**WHAT YOU SHOULD DO**
Among the entries that follow, locate the line with "What TikZ code" and the line with "minimum width=156pt, minimum". Output those lines and all lines in between, exactly, minus the pictures.

──────── LISTING ────────

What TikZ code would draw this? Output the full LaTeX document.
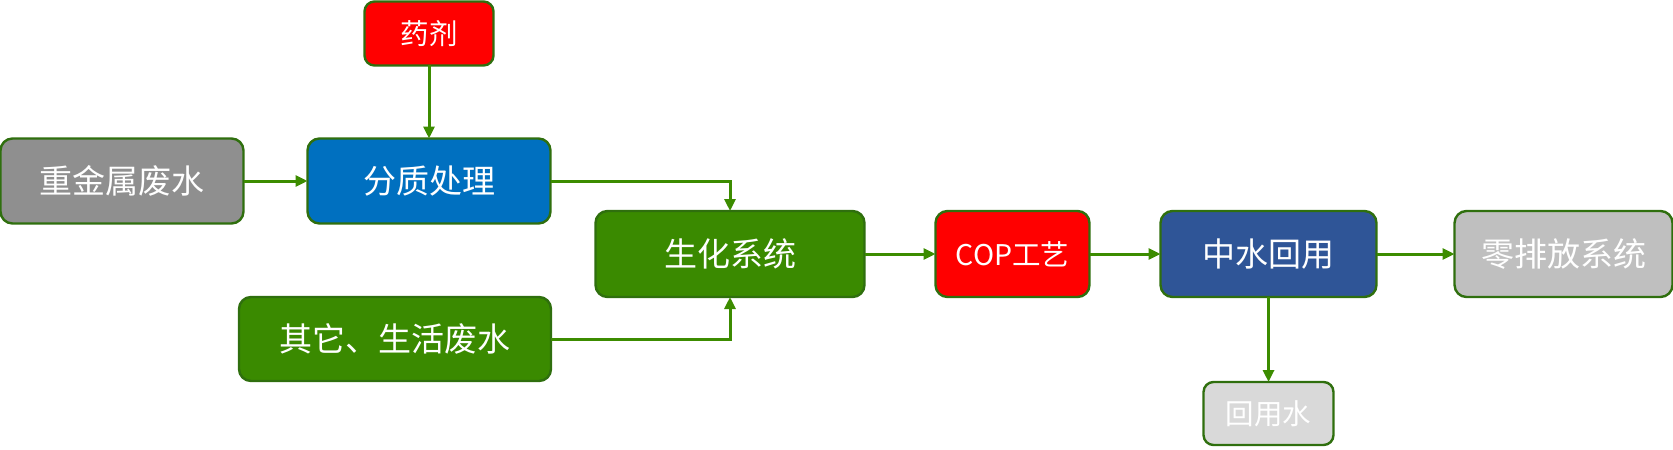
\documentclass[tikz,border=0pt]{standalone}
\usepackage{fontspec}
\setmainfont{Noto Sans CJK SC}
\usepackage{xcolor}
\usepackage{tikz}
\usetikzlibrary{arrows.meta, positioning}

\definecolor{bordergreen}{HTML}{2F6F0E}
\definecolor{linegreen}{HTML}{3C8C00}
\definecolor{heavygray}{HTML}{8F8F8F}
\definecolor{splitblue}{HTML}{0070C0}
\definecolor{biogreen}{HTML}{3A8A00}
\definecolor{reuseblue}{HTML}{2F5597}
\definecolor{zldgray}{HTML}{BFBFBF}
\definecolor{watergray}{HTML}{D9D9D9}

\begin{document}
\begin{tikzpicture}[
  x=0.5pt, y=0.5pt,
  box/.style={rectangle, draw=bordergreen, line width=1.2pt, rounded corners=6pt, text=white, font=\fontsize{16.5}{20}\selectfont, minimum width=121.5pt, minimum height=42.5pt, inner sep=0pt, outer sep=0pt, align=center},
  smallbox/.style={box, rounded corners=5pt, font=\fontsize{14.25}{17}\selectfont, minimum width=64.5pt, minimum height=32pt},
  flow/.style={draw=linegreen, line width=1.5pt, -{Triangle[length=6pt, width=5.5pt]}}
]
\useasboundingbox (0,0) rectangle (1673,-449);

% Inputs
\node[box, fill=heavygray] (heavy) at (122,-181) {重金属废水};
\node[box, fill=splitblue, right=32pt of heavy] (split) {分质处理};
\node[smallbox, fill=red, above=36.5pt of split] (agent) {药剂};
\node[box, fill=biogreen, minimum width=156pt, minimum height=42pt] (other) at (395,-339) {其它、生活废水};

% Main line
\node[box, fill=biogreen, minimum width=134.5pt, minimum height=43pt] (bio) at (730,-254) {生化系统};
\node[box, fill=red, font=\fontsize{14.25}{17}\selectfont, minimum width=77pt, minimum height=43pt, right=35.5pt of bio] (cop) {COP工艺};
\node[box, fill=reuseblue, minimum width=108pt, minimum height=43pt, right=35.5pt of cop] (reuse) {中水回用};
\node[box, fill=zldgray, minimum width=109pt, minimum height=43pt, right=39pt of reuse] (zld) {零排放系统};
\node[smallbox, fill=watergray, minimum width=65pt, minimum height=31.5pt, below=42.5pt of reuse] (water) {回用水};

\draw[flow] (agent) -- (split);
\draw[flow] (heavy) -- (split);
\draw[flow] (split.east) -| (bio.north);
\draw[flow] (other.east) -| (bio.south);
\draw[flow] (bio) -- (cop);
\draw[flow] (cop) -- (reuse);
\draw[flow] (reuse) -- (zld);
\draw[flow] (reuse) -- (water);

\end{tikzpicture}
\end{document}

────────
──────── LISTING ────────

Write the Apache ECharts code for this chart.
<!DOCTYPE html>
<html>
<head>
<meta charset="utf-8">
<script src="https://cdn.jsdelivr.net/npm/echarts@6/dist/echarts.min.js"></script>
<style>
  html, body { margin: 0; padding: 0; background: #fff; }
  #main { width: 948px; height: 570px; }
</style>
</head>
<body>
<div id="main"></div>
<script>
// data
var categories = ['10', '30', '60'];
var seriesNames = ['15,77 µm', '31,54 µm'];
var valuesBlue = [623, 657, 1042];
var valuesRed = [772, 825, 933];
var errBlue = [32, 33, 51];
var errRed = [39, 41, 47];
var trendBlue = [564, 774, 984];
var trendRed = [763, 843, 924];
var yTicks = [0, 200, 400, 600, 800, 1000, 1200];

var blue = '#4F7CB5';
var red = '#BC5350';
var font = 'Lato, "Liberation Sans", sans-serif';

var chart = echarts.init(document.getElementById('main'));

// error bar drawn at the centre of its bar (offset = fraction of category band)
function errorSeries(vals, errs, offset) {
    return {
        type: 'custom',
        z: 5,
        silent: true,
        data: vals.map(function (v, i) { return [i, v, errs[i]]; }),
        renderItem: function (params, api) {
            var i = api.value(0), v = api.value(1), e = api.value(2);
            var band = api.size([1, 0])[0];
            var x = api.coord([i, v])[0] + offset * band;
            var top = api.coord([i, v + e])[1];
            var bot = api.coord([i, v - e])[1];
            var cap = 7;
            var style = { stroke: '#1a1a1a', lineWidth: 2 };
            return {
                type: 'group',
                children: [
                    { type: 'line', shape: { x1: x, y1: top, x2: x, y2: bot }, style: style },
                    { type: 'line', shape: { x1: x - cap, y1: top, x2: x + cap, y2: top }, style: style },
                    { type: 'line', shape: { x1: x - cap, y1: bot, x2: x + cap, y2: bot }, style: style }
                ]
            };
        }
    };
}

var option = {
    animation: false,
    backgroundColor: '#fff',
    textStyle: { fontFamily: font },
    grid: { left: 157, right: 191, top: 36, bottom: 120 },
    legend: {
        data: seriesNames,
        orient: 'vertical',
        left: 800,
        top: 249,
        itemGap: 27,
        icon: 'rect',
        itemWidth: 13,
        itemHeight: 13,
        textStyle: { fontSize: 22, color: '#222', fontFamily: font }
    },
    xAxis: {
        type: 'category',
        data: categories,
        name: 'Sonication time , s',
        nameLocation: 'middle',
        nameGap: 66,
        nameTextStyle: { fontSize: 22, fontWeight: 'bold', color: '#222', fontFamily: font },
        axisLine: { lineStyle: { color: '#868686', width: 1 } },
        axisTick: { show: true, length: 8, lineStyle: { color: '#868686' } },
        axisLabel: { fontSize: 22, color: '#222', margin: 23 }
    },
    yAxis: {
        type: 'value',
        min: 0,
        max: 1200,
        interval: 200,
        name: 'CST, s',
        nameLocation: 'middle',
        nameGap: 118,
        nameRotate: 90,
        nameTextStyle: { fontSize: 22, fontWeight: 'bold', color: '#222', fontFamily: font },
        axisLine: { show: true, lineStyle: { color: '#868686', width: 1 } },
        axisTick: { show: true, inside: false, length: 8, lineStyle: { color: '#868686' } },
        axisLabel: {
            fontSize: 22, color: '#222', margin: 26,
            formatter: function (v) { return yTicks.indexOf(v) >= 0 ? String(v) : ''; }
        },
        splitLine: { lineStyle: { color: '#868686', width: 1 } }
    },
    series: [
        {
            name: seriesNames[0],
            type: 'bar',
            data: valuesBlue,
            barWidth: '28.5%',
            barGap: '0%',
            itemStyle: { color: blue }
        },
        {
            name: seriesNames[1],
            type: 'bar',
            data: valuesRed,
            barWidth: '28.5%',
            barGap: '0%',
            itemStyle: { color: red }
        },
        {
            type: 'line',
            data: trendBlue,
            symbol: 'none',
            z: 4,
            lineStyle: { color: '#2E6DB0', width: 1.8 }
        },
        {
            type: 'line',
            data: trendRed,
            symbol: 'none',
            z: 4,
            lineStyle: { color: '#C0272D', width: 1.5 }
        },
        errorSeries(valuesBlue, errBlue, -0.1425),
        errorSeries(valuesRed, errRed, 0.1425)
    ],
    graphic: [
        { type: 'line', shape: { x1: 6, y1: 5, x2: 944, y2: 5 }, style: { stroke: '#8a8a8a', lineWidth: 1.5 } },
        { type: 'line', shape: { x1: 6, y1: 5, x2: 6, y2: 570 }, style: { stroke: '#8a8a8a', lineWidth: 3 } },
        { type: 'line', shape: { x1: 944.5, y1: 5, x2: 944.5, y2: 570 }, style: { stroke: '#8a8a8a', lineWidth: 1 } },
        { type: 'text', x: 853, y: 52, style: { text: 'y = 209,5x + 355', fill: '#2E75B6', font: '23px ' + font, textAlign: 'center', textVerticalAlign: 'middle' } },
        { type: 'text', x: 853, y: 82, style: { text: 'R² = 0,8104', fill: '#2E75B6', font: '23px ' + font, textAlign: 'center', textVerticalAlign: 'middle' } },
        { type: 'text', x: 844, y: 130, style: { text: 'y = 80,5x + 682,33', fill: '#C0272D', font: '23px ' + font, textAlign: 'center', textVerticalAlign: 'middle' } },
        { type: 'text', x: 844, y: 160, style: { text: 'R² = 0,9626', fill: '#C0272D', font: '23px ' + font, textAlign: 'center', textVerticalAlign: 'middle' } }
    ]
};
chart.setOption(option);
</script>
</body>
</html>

────────

**RESPONSE FOR THIS EXERCISE**
What TikZ code would draw this? Output the full LaTeX document.
\documentclass[tikz,border=0pt]{standalone}
\usepackage{fontspec}
\setmainfont{Noto Sans CJK SC}
\usepackage{xcolor}
\usepackage{tikz}
\usetikzlibrary{arrows.meta, positioning}

\definecolor{bordergreen}{HTML}{2F6F0E}
\definecolor{linegreen}{HTML}{3C8C00}
\definecolor{heavygray}{HTML}{8F8F8F}
\definecolor{splitblue}{HTML}{0070C0}
\definecolor{biogreen}{HTML}{3A8A00}
\definecolor{reuseblue}{HTML}{2F5597}
\definecolor{zldgray}{HTML}{BFBFBF}
\definecolor{watergray}{HTML}{D9D9D9}

\begin{document}
\begin{tikzpicture}[
  x=0.5pt, y=0.5pt,
  box/.style={rectangle, draw=bordergreen, line width=1.2pt, rounded corners=6pt, text=white, font=\fontsize{16.5}{20}\selectfont, minimum width=121.5pt, minimum height=42.5pt, inner sep=0pt, outer sep=0pt, align=center},
  smallbox/.style={box, rounded corners=5pt, font=\fontsize{14.25}{17}\selectfont, minimum width=64.5pt, minimum height=32pt},
  flow/.style={draw=linegreen, line width=1.5pt, -{Triangle[length=6pt, width=5.5pt]}}
]
\useasboundingbox (0,0) rectangle (1673,-449);

% Inputs
\node[box, fill=heavygray] (heavy) at (122,-181) {重金属废水};
\node[box, fill=splitblue, right=32pt of heavy] (split) {分质处理};
\node[smallbox, fill=red, above=36.5pt of split] (agent) {药剂};
\node[box, fill=biogreen, minimum width=156pt, minimum height=42pt] (other) at (395,-339) {其它、生活废水};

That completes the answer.